[Raw records]
=-=-=
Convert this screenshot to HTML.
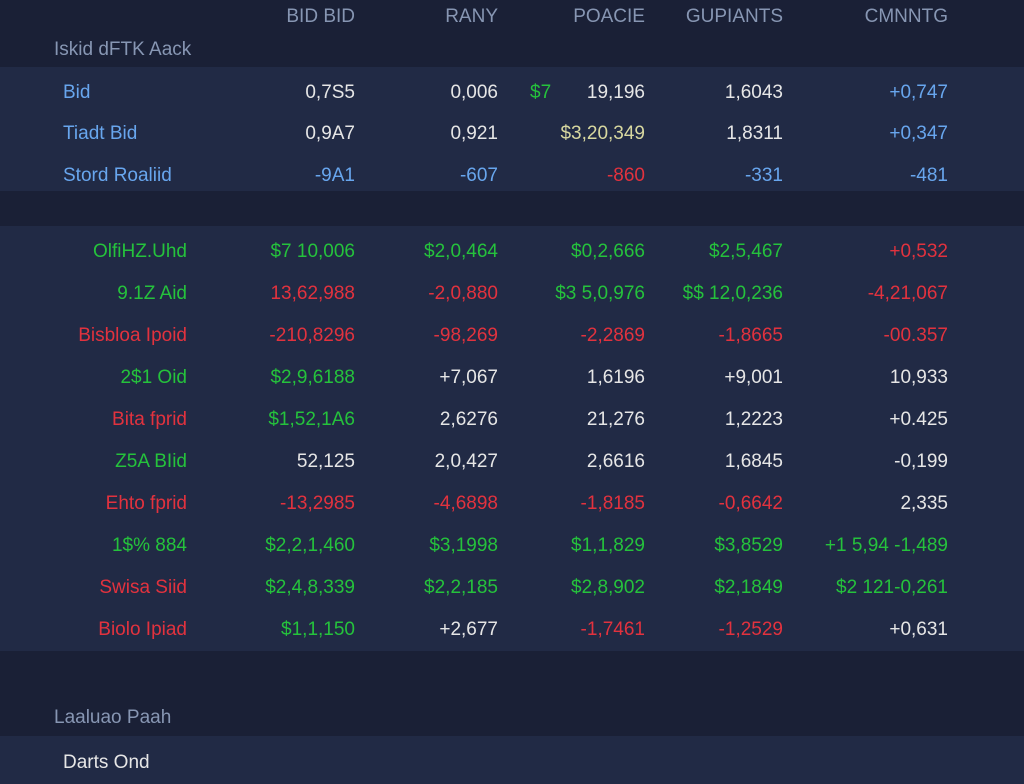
<!DOCTYPE html>
<html><head><meta charset="utf-8"><style>
html,body{margin:0;padding:0}
body{width:1024px;height:784px;background:#1a2036;position:relative;overflow:hidden;font-family:"Liberation Sans",sans-serif;font-size:19px}
.band{position:absolute;left:0;width:1024px;background:#212a45}
.t{position:absolute;white-space:nowrap;line-height:22px}
.r{text-align:right}
.h{color:#8796b3}
.w{color:#e6e6e6}
.b{color:#68a6ee}
.g{color:#25c23c}
.rd{color:#e2323e}
.y{color:#d8d8a0}
</style></head><body>
<div class="band" style="top:67px;height:124px"></div>
<div class="band" style="top:226px;height:425px"></div>
<div class="band" style="top:736px;height:48px"></div>

<div class="t h r" style="top:6px;right:669px">BID BID</div>
<div class="t h r" style="top:6px;right:526px">RANY</div>
<div class="t h r" style="top:6px;right:379px">POACIE</div>
<div class="t h r" style="top:6px;right:241px">GUPIANTS</div>
<div class="t h r" style="top:6px;right:76px">CMNNTG</div>
<div class="t h" style="top:39px;left:54px">Iskid dFTK Aack</div>

<div id="top"></div>
<div class="t h" style="top:707px;left:54px">Laaluao Paah</div>
<div class="t w" style="top:752px;left:63px">Darts Ond</div>

<script>
const cols=[355,498,645,783,948];
function put(y,cells){cells.forEach((c,i)=>{if(!c)return;const d=document.createElement('div');d.className='t r '+c[1];d.style.top=(y-11)+'px';d.style.right=(1024-cols[i])+'px';d.textContent=c[0];document.body.appendChild(d);});}
function lab(y,txt,cls,left,right){const d=document.createElement('div');d.className='t '+cls+(right?' r':'');d.style.top=(y-11)+'px';if(right)d.style.right=(1024-right)+'px';else d.style.left=left+'px';d.textContent=txt;document.body.appendChild(d);}
lab(93,'Bid','b',63);put(93,[['0,7S5','w'],['0,006','w'],['19,196','w'],['1,6043','w'],['+0,747','b']]);
lab(93,'$7','g',530);
lab(134,'Tiadt Bid','b',63);put(134,[['0,9A7','w'],['0,921','w'],['$3,20,349','y'],['1,8311','w'],['+0,347','b']]);
lab(176,'Stord Roaliid','b',63);put(176,[['-9A1','b'],['-607','b'],['-860','rd'],['-331','b'],['-481','b']]);
const rows=[
['OlfiHZ.Uhd','g',[['$7  10,006','g'],['$2,0,464','g'],['$0,2,666','g'],['$2,5,467','g'],['+0,532','rd']]],
['9.1Z Aid','g',[['13,62,988','rd'],['-2,0,880','rd'],['$3 5,0,976','g'],['$$ 12,0,236','g'],['-4,21,067','rd']]],
['Bisbloa Ipoid','rd',[['-210,8296','rd'],['-98,269','rd'],['-2,2869','rd'],['-1,8665','rd'],['-00.357','rd']]],
['2$1 Oid','g',[['$2,9,6188','g'],['+7,067','w'],['1,6196','w'],['+9,001','w'],['10,933','w']]],
['Bita fprid','rd',[['$1,52,1A6','g'],['2,6276','w'],['21,276','w'],['1,2223','w'],['+0.425','w']]],
['Z5A BIid','g',[['52,125','w'],['2,0,427','w'],['2,6616','w'],['1,6845','w'],['-0,199','w']]],
['Ehto fprid','rd',[['-13,2985','rd'],['-4,6898','rd'],['-1,8185','rd'],['-0,6642','rd'],['2,335','w']]],
['1$% 884','g',[['$2,2,1,460','g'],['$3,1998','g'],['$1,1,829','g'],['$3,8529','g'],['+1 5,94 -1,489','g']]],
['Swisa Siid','rd',[['$2,4,8,339','g'],['$2,2,185','g'],['$2,8,902','g'],['$2,1849','g'],['$2 121-0,261','g']]],
['Biolo Ipiad','rd',[['$1,1,150','g'],['+2,677','w'],['-1,7461','rd'],['-1,2529','rd'],['+0,631','w']]]
];
rows.forEach((r,i)=>{const y=252+i*42;lab(y,r[0],r[1],0,187);put(y,r[2]);});
</script>
</body></html>
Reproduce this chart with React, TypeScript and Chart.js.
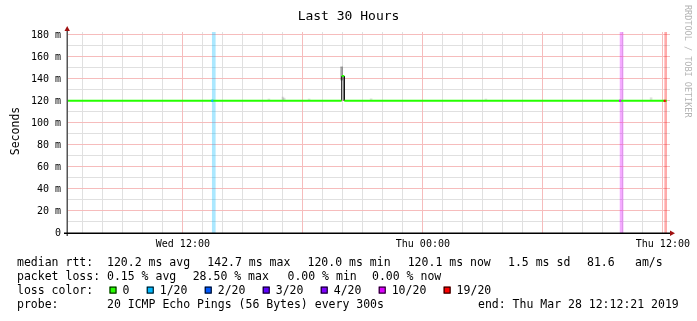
import React, { useEffect, useRef } from 'react';
import { Chart, registerables } from 'chart.js';

Chart.register(...registerables);

// ---------- text ----------
const titleText = 'Last 30 Hours';
const yAxisTitle = 'Seconds';
const watermark = 'RRDTOOL / TOBI OETIKER';

// ---------- axes (hours counted from Wed 00:00) ----------
const startHour = 6.206; // Wed 06:12:21
const endHour = 36.206; // Thu 12:12:21
const yMax = 182.7; // milliseconds
const yTicks = [0, 10, 20, 30, 40, 50, 60, 70, 80, 90, 100, 110, 120, 130, 140, 150, 160, 170, 180];
const hourTicks = [7, 8, 9, 10, 11, 12, 13, 14, 15, 16, 17, 18, 19, 20, 21, 22, 23, 24, 25, 26, 27, 28, 29, 30, 31, 32, 33, 34, 35, 36];
const xLabelHours = [12, 24, 36];
const xLabelTexts = ['Wed 12:00', 'Thu 00:00', 'Thu 12:00'];

// ---------- median rtt (ms) ----------
const medianHours = [6.21, 8, 10, 12, 14, 16, 18, 19.94, 19.94, 19.94, 20.07, 20.07, 20.07, 22, 24, 26, 28, 30, 32, 34, 36.2];
const medianValues = [120.2, 120.2, 120.1, 120.2, 120.2, 120.2, 120.1, 120.2, null, 142.7, 142.7, null, 120.2, 120.2, 120.1, 120.2, 120.2, 120.2, 120.1, 120.2, 120.1];

// spike edges (drawn dark)
const spikeHours = [19.94, 19.94, 19.94, 20.07, 20.07];
const spikeValues = [120.2, 142.7, null, 142.7, 120.2];

// smoke (spread of pings)
const smokeHours = [16.35, 17.05, 17.12, 18.36, 19.99, 21.46, 27.2, 35.46];
const smokeLow = [120.4, 120.4, 120.4, 120.4, 139.0, 120.4, 120.4, 120.4];
const smokeHigh = [121.8, 123.6, 122.6, 121.8, 151.0, 122.0, 121.8, 123.0];

// loss events
const lossHours = [13.47, 33.86, 36.09];
const lossEventLevels = ['1/20', '10/20', '19/20'];
const lossEventMedian = [120.2, 120.2, 120.1];

// loss colour legend
const lossLevelLabels = ['0', '1/20', '2/20', '3/20', '4/20', '10/20', '19/20'];
const lossLevelColors = ['#26ff00', '#00b8ff', '#0059ff', '#5e00ff', '#7e00ff', '#dd00ff', '#ff0000'];

// statistics
const rttLabel = 'median rtt:';
const rttStats = ['120.2 ms avg', '142.7 ms max', '120.0 ms min', '120.1 ms now', '1.5 ms sd', '81.6', 'am/s'];
const lossLabel = 'packet loss:';
const lossStats = ['0.15 % avg', '28.50 % max', '0.00 % min', '0.00 % now'];
const colorLabel = 'loss color:';
const probeLabel = 'probe:';
const probeText = '20 ICMP Echo Pings (56 Bytes) every 300s';
const endText = 'end: Thu Mar 28 12:12:21 2019';

// ---------- styles ----------
const MONO = '"DejaVu Sans Mono", monospace';
const W = 697;
const H = 321;
const MINOR_GRID = '#e0e0e0';
const MAJOR_GRID = '#f6bcbc';

function levelColor(level: string) {
  return lossLevelColors[lossLevelLabels.indexOf(level)];
}
function lighten(hex: string, a: number) {
  const r = parseInt(hex.slice(1, 3), 16);
  const g = parseInt(hex.slice(3, 5), 16);
  const b = parseInt(hex.slice(5, 7), 16);
  return `rgba(${r},${g},${b},${a})`;
}

const gridPlugin = {
  id: 'rrdGrid',
  beforeDatasetsDraw(chart: any) {
    const ctx = chart.ctx as CanvasRenderingContext2D;
    const area = chart.chartArea;
    const xs = chart.scales.x;
    const ys = chart.scales.y;
    ctx.save();
    for (const pass of [0, 1]) {
      hourTicks.forEach((h) => {
        const major = h % 6 === 0;
        if ((pass === 1) !== major) return;
        const px = Math.floor(xs.getPixelForValue(h));
        ctx.fillStyle = major ? MAJOR_GRID : MINOR_GRID;
        ctx.fillRect(px, area.top, 1, area.bottom - area.top);
      });
      yTicks.forEach((v) => {
        const major = v % 20 === 0;
        if ((pass === 1) !== major) return;
        const py = Math.floor(ys.getPixelForValue(v));
        ctx.fillStyle = major ? MAJOR_GRID : MINOR_GRID;
        ctx.fillRect(area.left, py, area.right - area.left + 3, 1);
      });
    }
    ctx.restore();
  },
};

const decorPlugin = {
  id: 'rrdDecor',
  afterDraw(chart: any) {
    const ctx = chart.ctx as CanvasRenderingContext2D;
    const area = chart.chartArea;
    ctx.save();

    // axes
    ctx.fillStyle = '#555';
    ctx.fillRect(area.left - 0.5, area.top - 4, 1.5, area.bottom - area.top + 7);
    ctx.fillStyle = '#000';
    ctx.fillRect(area.left - 3, area.bottom - 0.5, area.right - area.left + 6, 1.5);
    // arrows
    ctx.fillStyle = '#a01010';
    ctx.beginPath();
    ctx.moveTo(area.left + 0.2, area.top - 6);
    ctx.lineTo(area.left - 2.5, area.top - 1);
    ctx.lineTo(area.left + 2.9, area.top - 1);
    ctx.closePath();
    ctx.fill();
    ctx.beginPath();
    ctx.moveTo(area.right + 8, area.bottom + 0.2);
    ctx.lineTo(area.right + 3, area.bottom - 2.5);
    ctx.lineTo(area.right + 3, area.bottom + 2.9);
    ctx.closePath();
    ctx.fill();

    // title
    ctx.fillStyle = '#000';
    ctx.font = `13px ${MONO}`;
    ctx.textAlign = 'center';
    ctx.textBaseline = 'alphabetic';
    ctx.fillText(titleText, 348.5, 20);

    // y axis title
    ctx.save();
    ctx.translate(18.5, 131);
    ctx.rotate(-Math.PI / 2);
    ctx.font = `11.5px ${MONO}`;
    ctx.textAlign = 'center';
    ctx.fillText(yAxisTitle, 0, 0);
    ctx.restore();

    // watermark
    ctx.save();
    ctx.translate(684.5, 5);
    ctx.rotate(Math.PI / 2);
    ctx.font = `8.5px ${MONO}`;
    ctx.fillStyle = '#b4b4b4';
    ctx.textAlign = 'left';
    ctx.fillText(watermark, 0, 0);
    ctx.restore();

    // legend rows
    ctx.font = `11.5px ${MONO}`;
    ctx.textAlign = 'left';
    ctx.fillStyle = '#000';
    const rowY = [265.5, 279.7, 293.6, 307.5];
    const labelX = 17;
    const rttX = [107, 207.3, 307.5, 407.7, 508, 587, 635];
    const lossX = [107, 192.7, 287.5, 372];

    ctx.fillText(rttLabel, labelX, rowY[0]);
    rttStats.forEach((s, i) => ctx.fillText(s, rttX[i], rowY[0]));
    ctx.fillText(lossLabel, labelX, rowY[1]);
    lossStats.forEach((s, i) => ctx.fillText(s, lossX[i], rowY[1]));
    ctx.fillText(colorLabel, labelX, rowY[2]);
    let x = 109.5;
    lossLevelLabels.forEach((lbl, i) => {
      ctx.fillStyle = lossLevelColors[i];
      ctx.fillRect(x, rowY[2] - 7, 7, 7);
      ctx.strokeStyle = '#000';
      ctx.lineWidth = 1;
      ctx.strokeRect(x + 0.5, rowY[2] - 6.5, 6, 6);
      ctx.fillStyle = '#000';
      ctx.fillText(lbl, x + 13, rowY[2]);
      x = x + 13 + ctx.measureText(lbl).width + 17.3;
    });
    ctx.fillText(probeLabel, labelX, rowY[3]);
    ctx.fillText(probeText, 107, rowY[3]);
    ctx.fillText(endText, 478, rowY[3]);

    ctx.restore();
  },
};

export default function App() {
  const ref = useRef<HTMLCanvasElement | null>(null);

  useEffect(() => {
    if (!ref.current) return;
    const chart = new Chart(ref.current, {
      type: 'bar',
      data: {
        datasets: [
          {
            type: 'line',
            label: 'median',
            data: medianHours.map((h, i) => ({ x: h, y: medianValues[i] })),
            borderColor: lossLevelColors[0],
            borderWidth: 2,
            pointRadius: 0,
            spanGaps: false,
            order: 0,
          } as any,
          {
            type: 'scatter',
            label: 'loss marks',
            data: lossHours.map((h, i) => ({ x: h, y: lossEventMedian[i] })),
            pointStyle: 'rect',
            pointRadius: 1.5,
            borderWidth: 0,
            backgroundColor: lossEventLevels.map((l) => levelColor(l)),
            order: -1,
          } as any,
          {
            type: 'line',
            label: 'spike',
            data: spikeHours.map((h, i) => ({ x: h, y: spikeValues[i] })),
            borderColor: '#111',
            borderWidth: 1,
            pointRadius: 0,
            spanGaps: false,
            order: 1,
          } as any,
          {
            type: 'bar',
            label: 'smoke',
            data: smokeHours.map((h, i) => ({ x: h, y: [smokeLow[i], smokeHigh[i]] })),
            backgroundColor: smokeHours.map((_, i) => (smokeHigh[i] - smokeLow[i] > 10 ? 'rgba(0,0,0,0.35)' : 'rgba(0,0,0,0.12)')),
            borderWidth: 0,
            barThickness: 2,
            order: 2,
          } as any,
          {
            type: 'bar',
            label: 'loss',
            data: lossHours.map((h) => ({ x: h, y: [0, yMax] })),
            backgroundColor: lossEventLevels.map((l) => lighten(levelColor(l), 0.33)),
            borderWidth: 0,
            barThickness: 3,
            order: 3,
          } as any,
        ],
      },
      options: {
        animation: false,
        responsive: false,
        events: [],
        layout: { padding: { top: 32, right: 30, left: 0, bottom: 0 } },
        plugins: {
          legend: { display: false },
          tooltip: { enabled: false },
          title: { display: false },
        },
        scales: {
          x: {
            type: 'linear',
            min: startHour,
            max: endHour,
            offset: false,
            afterBuildTicks: (s: any) => {
              s.ticks = hourTicks.map((v) => ({ value: v }));
            },
            afterFit: (s: any) => {
              s.height = 88;
            },
            grid: { display: false, offset: false, drawTicks: false },
            border: { display: false },
            ticks: {
              autoSkip: false,
              maxRotation: 0,
              minRotation: 0,
              padding: 5,
              color: '#000',
              font: { family: MONO, size: 10 },
              callback: (v: any) => {
                const i = xLabelHours.indexOf(Number(v));
                return i >= 0 ? xLabelTexts[i] : '';
              },
            },
          },
          y: {
            type: 'linear',
            min: 0,
            max: yMax,
            afterBuildTicks: (s: any) => {
              s.ticks = yTicks.map((v) => ({ value: v }));
            },
            afterFit: (s: any) => {
              s.width = 67;
            },
            grid: { display: false, drawTicks: false },
            border: { display: false },
            ticks: {
              padding: 6,
              color: '#000',
              font: { family: MONO, size: 10 },
              callback: (v: any) => {
                const n = Number(v);
                if (n % 20 !== 0) return '';
                return n === 0 ? '0' : `${n} m`;
              },
            },
          },
        },
      } as any,
      plugins: [gridPlugin, decorPlugin],
    });
    return () => chart.destroy();
  }, []);

  return (
    <div style={{ position: 'fixed', left: 0, top: 0, width: W, height: H, background: '#fff' }}>
      <canvas ref={ref} width={W} height={H} style={{ width: W, height: H, display: 'block' }} />
    </div>
  );
}
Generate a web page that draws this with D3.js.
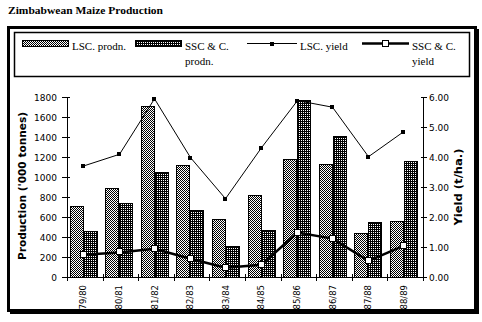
=-=-=
[Direction]: Can you give again only the lines between the one containing "Reproduce this chart" and the one containing "const xLabelTexts = ['Wed", counting both, exactly as they appear and without any pictures?

[Complete output]:
Reproduce this chart with React, TypeScript and Chart.js.
import React, { useEffect, useRef } from 'react';
import { Chart, registerables } from 'chart.js';

Chart.register(...registerables);

// ---------- text ----------
const titleText = 'Last 30 Hours';
const yAxisTitle = 'Seconds';
const watermark = 'RRDTOOL / TOBI OETIKER';

// ---------- axes (hours counted from Wed 00:00) ----------
const startHour = 6.206; // Wed 06:12:21
const endHour = 36.206; // Thu 12:12:21
const yMax = 182.7; // milliseconds
const yTicks = [0, 10, 20, 30, 40, 50, 60, 70, 80, 90, 100, 110, 120, 130, 140, 150, 160, 170, 180];
const hourTicks = [7, 8, 9, 10, 11, 12, 13, 14, 15, 16, 17, 18, 19, 20, 21, 22, 23, 24, 25, 26, 27, 28, 29, 30, 31, 32, 33, 34, 35, 36];
const xLabelHours = [12, 24, 36];
const xLabelTexts = ['Wed 12:00', 'Thu 00:00', 'Thu 12:00'];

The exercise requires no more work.